The vice-chair of the Dawson Regional Planning Commission resigned last month, denouncing the Yukon government’s decision to permit prospective mineral staking in the area.
“It seemed to me that it was obvious the government wasn’t going to change the position on staking claims – it was just going ahead without consulting the commission,” Art Webster told the Star Tuesday.
The Dawson Regional Planning Commission was established in 2018 to develop a land use plan for 39,854 square kilometres in west-central Yukon.
Webster resigned from the commission in early September.
In his letter of resignation, the former NDP cabinet minister said he was initially enthusiastic about land planning in the Tr’ondëk Hwëchin First Nation’s traditional territory.
“I was eager to start a land planning process that would not be adversely affected by the speculative staking of mining claims as it had during the development of the Peel regional plan,” Webster wrote.
The ex-vice-chair said he was disappointed to learn in August that speculative staking would be permitted, parallel to the commission’s planning process.
“The staking of mineral claims during a land use planning exercise undermines the process, as new third party interests dictate future land use,” Webster wrote.
“From a Commission’s perspective, it handicaps our recommended plan’s ability to minimize actual and potential land use conflicts…”
Webster, a former Dawson mayor, told the Star that the Tr’ondëk Hwëchin First Nation has been advocating for a freeze to mineral staking.
The commission tried to facilitate a meeting between the First Nation and the Yukon government last March to discuss a withdrawal of land staking during the planning process.
The First Nation accepted the offer to participate, but the government did not.
Webster argues that this works against the spirit of the Umbrella Final Agreement, which dictates that land planning should be co-managed by First Nations and the territorial government.
“It doesn’t seem like there’s any co-management going on here – the Yukon government is making the decision that we definitely have a preference for mining,” Webster said.
When the Peel region was protected in 2017 after a lengthy Supreme Court of Canada battle, it left mineral stakers with claims in the region “high and dry,” Webster said.
“I am also disappointed that YG has not learned a valuable lesson from the Peel regional plan: a significant majority of Yukon people want specific areas of our territory free from industrial activity and accompanying road infrastructure,” Webster wrote in his resignation.
“They want development prohibited, and wilderness protected.”
The Peel region had placer claims for decades before the case went to the Supreme Court.
The Dawson region, comparatively, has very few claims.
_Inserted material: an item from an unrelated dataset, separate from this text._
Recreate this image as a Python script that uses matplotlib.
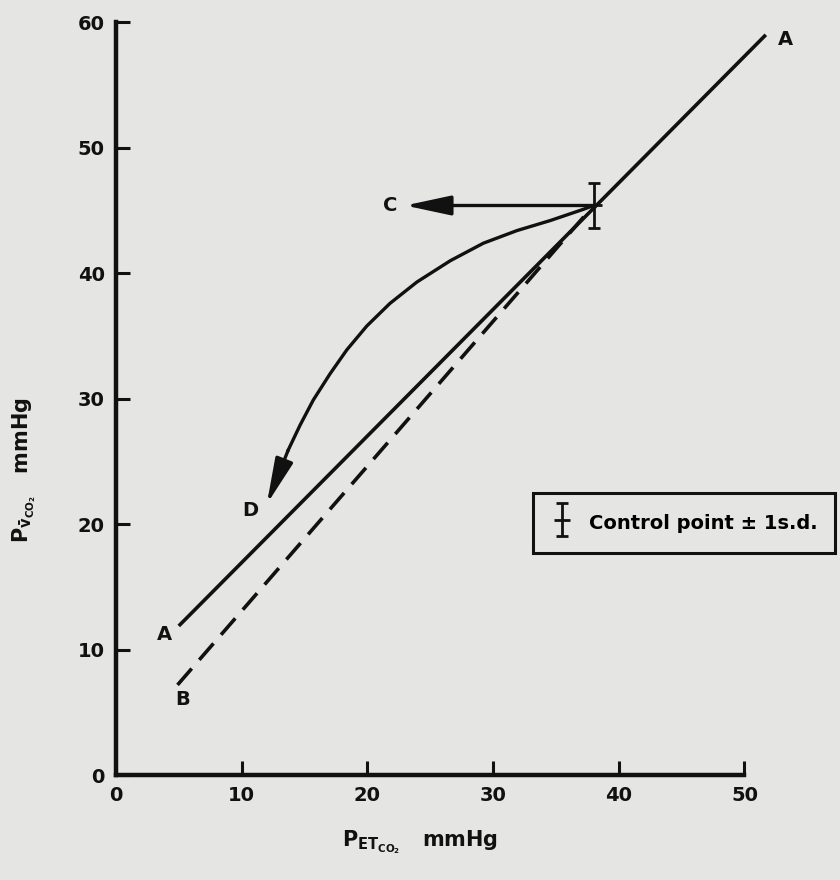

Webster explained that the Yukon government could avoid another situation like the Peel by halting staking now.
Liz Hanson, the NDP MLA for Whitehorse Centre, brought Webster’s resignation letter to the legislative assembly on Monday.
She questioned why the government is moving forward with land planning and staking claims in the same manner as happened in the Peel region.
“Yukoners do not want to be forced into another drawn-out and divisive court battle like the Peel, but by all accounts, this government is waiting for another court battle to save them from making a decision,” Hanson said.
Ranj Pillai, the minister of Energy, Mines and Resources, said he’s confident that agreements can be found if staked land falls under protection.
Pillai said he is currently working with those who have claims in the Peel region, and they’re looking at options to release the claims.
“They are working with us to look at different opportunities such as credits – not unlike what had happened in the Tombstone Park work,” Pillai said.
“So, we do believe that there are ways to relinquish that tenure as we move forward; that is the route we will take.”
Pillai told reporters that prospective staking doesn’t necessarily mean the land will be developed, and a balance must be struck between mineral staking and conservation.
“It’s because you’ve got really significant wildlife habitat … you have traditional areas of hunting and trapping that are extremely important to the Tr’ondëk Hwëchin,” Pillai said.
“On top of that, you have areas of mineralization and some of the most valuable mineralization in the entire country, and it’s all in the same place.”